Entropy-driven rearrangement of the water network at the hydrated amide group of the trans-formanilide–water cluster in the gas phase

Photoionization-induced rearrangement of the water network in the trans-formanilide 1:4 cluster, FA-(H(2)O)(4), has been investigated by using IR-photodissociation spectroscopy and quantum chemical calculations. The IR spectrum of FA-(H(2)O)(4) in the S(0) state shows that the observed cluster has a cyclic hydrogen-bonded structure where the CO group and the NH group of FA are bridged with four water molecules, consistent with the reported structure [E. G. Robertson, Chem. Phys. Lett., 2000, 325, 299]. However, the corresponding cyclic hydrogen-bonded structure in the D(0) state of [FA-(H(2)O)(4)](+) is a minor product arising from photoionization via the S(1)-S(0) origin of FA-(H(2)O)(4).
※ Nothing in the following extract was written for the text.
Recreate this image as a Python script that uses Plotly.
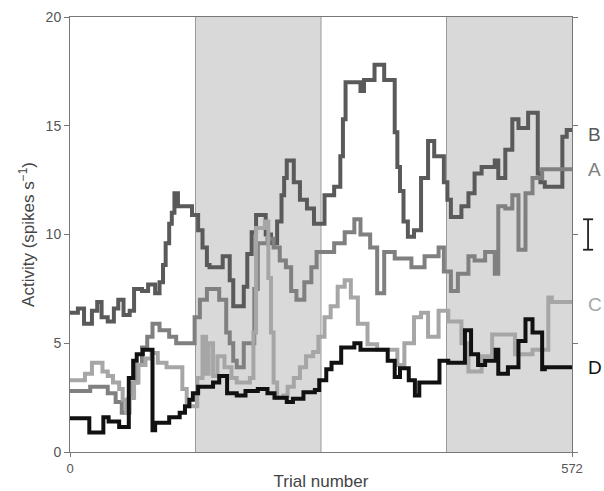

The dominant product has an extended H-bonded structure, where the intermolecular hydrogen bond between the hydrogen of the OH group of a water molecule and the CO group is dissociated. This is the first observation of a photoionization-induced rearrangement of the water network in [FA-(H(2)O)(4)](+). Through DFT calculations, we conclude that the rearrangement occurs due to entropic effects.